Look over the lines below. Report each one that includes the string "this".

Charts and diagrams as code
## START

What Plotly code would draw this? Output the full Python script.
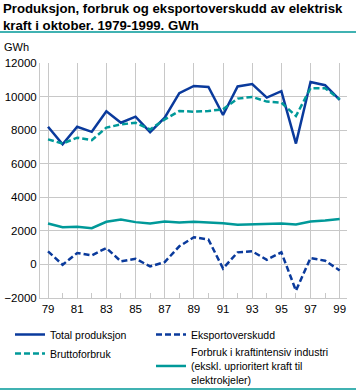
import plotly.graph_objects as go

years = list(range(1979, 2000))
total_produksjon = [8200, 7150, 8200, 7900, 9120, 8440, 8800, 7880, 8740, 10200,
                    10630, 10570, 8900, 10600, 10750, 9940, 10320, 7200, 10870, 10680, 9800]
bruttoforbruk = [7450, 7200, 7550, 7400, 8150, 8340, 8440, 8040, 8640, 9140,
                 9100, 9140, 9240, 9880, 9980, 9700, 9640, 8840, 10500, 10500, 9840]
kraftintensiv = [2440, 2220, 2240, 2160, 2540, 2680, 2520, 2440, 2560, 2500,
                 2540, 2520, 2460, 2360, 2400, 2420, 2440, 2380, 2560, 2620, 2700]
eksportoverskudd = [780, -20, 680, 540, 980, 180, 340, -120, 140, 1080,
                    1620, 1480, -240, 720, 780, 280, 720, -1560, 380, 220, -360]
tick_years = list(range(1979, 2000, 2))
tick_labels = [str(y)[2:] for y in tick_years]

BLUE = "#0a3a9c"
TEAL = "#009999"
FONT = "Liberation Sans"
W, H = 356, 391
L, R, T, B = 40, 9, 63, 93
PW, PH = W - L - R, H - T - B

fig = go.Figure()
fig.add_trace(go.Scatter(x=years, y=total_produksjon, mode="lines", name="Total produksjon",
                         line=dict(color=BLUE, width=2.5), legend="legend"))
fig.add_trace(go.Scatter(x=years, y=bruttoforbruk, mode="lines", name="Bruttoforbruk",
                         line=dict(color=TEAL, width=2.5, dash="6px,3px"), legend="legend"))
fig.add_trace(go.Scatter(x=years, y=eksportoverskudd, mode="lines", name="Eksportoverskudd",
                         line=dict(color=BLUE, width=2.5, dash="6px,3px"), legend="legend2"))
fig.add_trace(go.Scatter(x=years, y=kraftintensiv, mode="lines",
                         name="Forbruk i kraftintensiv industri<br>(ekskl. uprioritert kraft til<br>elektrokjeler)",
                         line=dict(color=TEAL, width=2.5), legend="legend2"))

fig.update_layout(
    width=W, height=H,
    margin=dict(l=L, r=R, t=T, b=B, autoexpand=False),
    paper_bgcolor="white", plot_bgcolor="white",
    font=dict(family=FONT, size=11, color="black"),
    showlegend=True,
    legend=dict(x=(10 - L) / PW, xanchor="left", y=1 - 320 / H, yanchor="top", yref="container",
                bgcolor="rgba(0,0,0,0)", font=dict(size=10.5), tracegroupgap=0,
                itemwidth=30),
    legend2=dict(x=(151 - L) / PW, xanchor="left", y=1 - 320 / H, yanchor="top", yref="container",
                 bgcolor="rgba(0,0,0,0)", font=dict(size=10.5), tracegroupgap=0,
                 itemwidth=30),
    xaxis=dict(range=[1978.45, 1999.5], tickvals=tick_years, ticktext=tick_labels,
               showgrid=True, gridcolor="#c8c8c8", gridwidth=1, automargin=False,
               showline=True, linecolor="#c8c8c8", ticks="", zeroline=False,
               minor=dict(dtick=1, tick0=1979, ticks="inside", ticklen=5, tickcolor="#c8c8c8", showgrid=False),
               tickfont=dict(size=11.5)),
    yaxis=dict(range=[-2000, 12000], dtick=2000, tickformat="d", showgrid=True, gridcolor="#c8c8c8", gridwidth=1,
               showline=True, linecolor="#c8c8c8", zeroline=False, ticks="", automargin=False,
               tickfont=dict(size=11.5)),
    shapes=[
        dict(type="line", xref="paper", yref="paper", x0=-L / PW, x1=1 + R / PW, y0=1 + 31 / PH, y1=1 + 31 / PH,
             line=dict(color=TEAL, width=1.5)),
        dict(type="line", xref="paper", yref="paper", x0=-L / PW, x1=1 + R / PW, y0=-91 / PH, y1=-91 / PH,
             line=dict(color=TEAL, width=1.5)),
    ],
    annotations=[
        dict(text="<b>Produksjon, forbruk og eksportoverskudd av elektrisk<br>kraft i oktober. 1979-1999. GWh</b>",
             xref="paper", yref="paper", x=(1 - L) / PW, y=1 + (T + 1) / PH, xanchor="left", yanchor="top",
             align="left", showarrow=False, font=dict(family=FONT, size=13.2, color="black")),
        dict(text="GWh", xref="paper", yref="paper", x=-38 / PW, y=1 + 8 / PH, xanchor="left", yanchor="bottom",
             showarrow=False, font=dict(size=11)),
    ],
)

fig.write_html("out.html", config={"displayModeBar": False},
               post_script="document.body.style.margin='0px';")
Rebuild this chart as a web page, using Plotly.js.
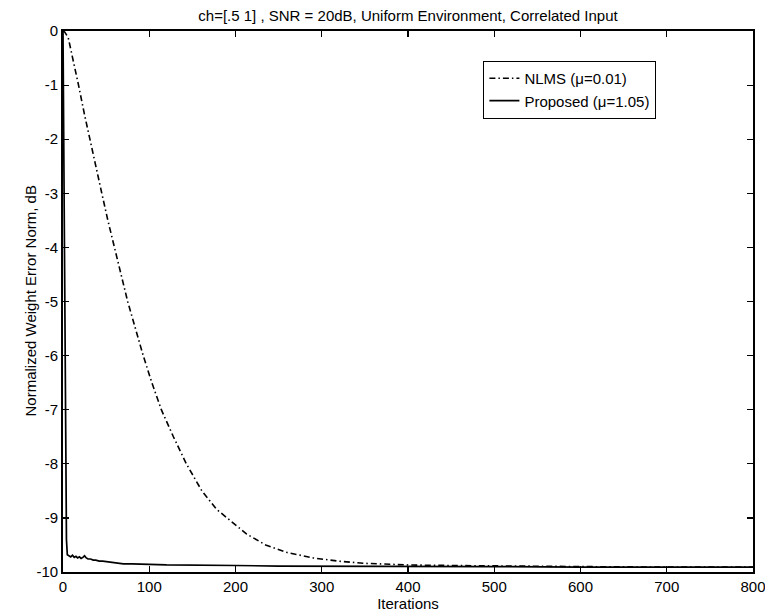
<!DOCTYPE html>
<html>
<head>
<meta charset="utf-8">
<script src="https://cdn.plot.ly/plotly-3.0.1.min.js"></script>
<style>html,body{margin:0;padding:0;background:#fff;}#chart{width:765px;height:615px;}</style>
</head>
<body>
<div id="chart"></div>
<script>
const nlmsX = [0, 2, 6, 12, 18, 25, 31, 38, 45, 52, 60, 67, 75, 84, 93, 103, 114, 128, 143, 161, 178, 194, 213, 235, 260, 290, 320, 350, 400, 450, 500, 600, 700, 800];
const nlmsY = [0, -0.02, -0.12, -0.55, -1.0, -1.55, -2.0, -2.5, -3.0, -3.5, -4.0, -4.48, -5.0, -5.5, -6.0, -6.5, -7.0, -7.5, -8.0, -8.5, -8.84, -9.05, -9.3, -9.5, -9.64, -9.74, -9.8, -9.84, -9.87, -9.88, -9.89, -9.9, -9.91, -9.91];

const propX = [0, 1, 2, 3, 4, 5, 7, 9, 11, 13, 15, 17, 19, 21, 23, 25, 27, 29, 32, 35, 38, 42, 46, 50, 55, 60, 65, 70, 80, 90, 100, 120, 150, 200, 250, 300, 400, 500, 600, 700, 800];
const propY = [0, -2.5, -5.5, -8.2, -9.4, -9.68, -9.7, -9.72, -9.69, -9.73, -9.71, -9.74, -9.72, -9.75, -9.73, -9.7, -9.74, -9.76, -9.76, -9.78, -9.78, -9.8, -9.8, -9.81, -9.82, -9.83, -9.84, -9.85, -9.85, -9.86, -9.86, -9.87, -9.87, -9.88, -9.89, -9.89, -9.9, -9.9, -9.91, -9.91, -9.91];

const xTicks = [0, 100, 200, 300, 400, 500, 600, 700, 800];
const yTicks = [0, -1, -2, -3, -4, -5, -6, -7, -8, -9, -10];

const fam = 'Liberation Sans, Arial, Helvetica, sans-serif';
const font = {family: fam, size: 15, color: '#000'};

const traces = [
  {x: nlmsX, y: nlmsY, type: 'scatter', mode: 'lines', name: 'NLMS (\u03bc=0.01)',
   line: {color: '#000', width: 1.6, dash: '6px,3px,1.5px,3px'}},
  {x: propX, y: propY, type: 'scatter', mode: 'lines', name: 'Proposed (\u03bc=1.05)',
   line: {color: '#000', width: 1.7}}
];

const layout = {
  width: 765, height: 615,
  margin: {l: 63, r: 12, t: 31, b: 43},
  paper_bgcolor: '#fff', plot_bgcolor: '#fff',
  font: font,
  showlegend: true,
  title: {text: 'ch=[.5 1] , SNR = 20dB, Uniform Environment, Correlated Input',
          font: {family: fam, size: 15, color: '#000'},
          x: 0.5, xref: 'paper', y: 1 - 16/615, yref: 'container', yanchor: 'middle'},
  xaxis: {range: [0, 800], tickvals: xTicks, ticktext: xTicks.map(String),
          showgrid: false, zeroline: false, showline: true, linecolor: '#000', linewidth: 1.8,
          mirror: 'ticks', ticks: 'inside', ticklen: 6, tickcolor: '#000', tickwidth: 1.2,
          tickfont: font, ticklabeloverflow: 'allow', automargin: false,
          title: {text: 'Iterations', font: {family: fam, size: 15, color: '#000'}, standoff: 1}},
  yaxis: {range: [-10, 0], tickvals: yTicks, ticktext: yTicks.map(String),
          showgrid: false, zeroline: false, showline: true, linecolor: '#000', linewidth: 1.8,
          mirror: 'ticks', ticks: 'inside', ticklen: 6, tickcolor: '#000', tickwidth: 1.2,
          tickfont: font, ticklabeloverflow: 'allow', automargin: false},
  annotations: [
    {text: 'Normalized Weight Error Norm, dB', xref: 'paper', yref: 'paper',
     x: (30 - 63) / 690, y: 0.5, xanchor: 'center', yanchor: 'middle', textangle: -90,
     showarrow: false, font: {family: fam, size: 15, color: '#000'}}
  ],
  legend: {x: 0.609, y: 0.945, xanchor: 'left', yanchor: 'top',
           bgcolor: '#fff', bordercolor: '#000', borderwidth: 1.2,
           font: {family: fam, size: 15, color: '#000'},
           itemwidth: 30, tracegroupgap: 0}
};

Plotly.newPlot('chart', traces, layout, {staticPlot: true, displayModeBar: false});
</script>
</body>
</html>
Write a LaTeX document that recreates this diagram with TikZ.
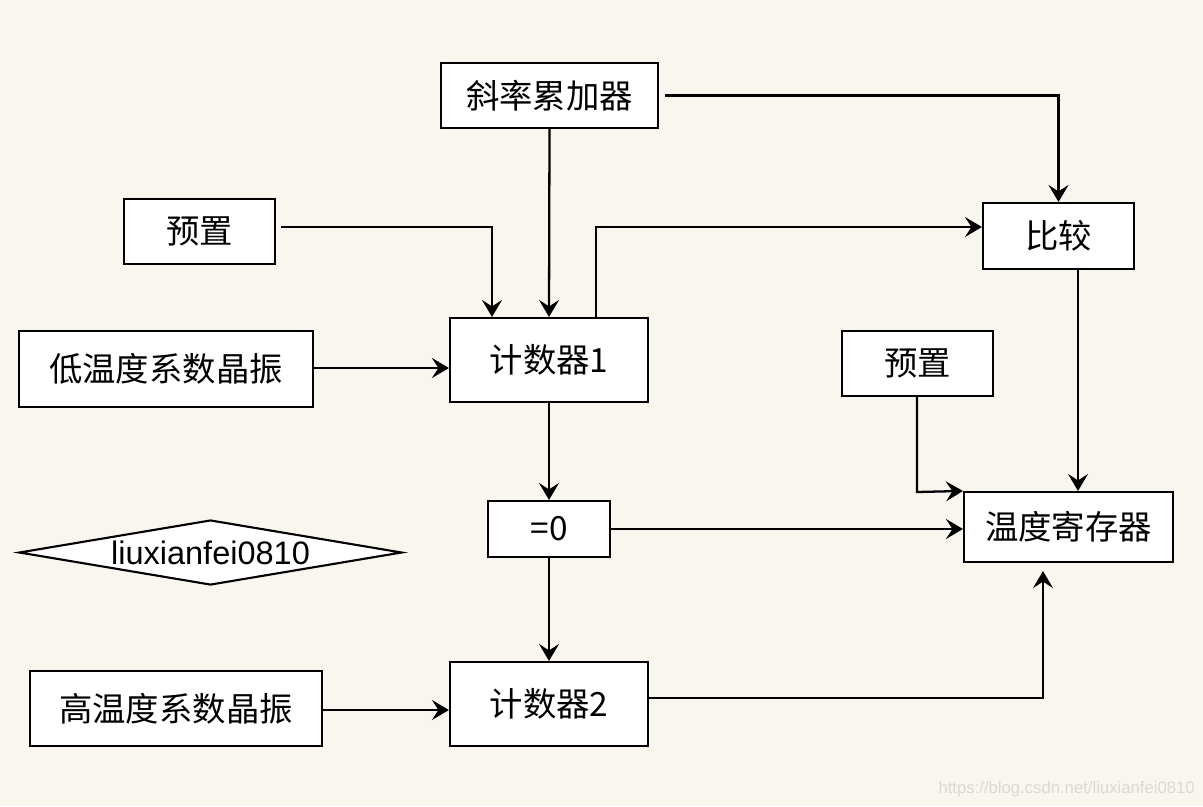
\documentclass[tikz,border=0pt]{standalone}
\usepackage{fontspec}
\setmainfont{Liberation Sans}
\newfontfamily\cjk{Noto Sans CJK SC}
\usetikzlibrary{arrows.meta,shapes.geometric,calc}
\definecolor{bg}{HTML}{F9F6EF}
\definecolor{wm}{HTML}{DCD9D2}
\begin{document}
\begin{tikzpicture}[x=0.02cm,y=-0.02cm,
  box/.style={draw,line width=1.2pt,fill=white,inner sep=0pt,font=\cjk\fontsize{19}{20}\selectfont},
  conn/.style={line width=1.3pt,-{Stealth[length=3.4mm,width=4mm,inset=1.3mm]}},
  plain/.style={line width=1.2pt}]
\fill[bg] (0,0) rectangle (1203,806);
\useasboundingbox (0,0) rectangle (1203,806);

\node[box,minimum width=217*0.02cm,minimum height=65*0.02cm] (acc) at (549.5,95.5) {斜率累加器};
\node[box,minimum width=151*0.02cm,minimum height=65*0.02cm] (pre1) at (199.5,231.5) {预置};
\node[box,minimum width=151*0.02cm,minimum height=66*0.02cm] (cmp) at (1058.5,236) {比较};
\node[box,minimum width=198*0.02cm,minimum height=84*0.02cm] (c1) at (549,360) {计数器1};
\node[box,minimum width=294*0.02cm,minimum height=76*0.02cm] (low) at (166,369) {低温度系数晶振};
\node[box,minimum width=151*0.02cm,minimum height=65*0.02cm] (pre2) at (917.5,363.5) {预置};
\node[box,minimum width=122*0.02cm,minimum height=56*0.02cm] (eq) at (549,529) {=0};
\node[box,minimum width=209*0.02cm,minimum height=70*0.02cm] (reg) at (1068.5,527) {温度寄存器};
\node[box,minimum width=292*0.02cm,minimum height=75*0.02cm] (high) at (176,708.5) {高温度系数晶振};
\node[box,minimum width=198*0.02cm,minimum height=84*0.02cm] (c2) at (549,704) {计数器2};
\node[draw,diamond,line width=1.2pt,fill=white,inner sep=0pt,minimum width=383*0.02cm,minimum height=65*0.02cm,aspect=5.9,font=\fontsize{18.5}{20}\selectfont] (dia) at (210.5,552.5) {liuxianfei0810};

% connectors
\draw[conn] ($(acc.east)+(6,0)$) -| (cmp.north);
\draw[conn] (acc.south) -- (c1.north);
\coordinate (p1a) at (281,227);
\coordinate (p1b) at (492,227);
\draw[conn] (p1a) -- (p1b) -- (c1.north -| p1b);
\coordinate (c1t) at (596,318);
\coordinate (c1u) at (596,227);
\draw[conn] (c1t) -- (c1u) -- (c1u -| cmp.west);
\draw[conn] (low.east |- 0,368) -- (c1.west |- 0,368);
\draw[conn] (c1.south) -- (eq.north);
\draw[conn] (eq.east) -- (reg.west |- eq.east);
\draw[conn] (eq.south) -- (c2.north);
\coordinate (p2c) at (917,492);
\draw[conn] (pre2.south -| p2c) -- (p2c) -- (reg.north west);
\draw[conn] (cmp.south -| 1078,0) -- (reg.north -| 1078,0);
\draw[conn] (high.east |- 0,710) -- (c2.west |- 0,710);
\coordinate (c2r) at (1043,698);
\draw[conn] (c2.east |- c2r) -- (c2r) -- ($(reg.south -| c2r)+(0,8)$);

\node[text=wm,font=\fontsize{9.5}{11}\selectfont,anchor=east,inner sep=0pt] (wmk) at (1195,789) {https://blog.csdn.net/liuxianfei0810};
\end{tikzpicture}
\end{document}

## END

Exercise solution
What Plotly code would draw this? Output the full Python script.
Rebuild this chart as a web page, using Plotly.js.
Write a LaTeX document that recreates this diagram with TikZ.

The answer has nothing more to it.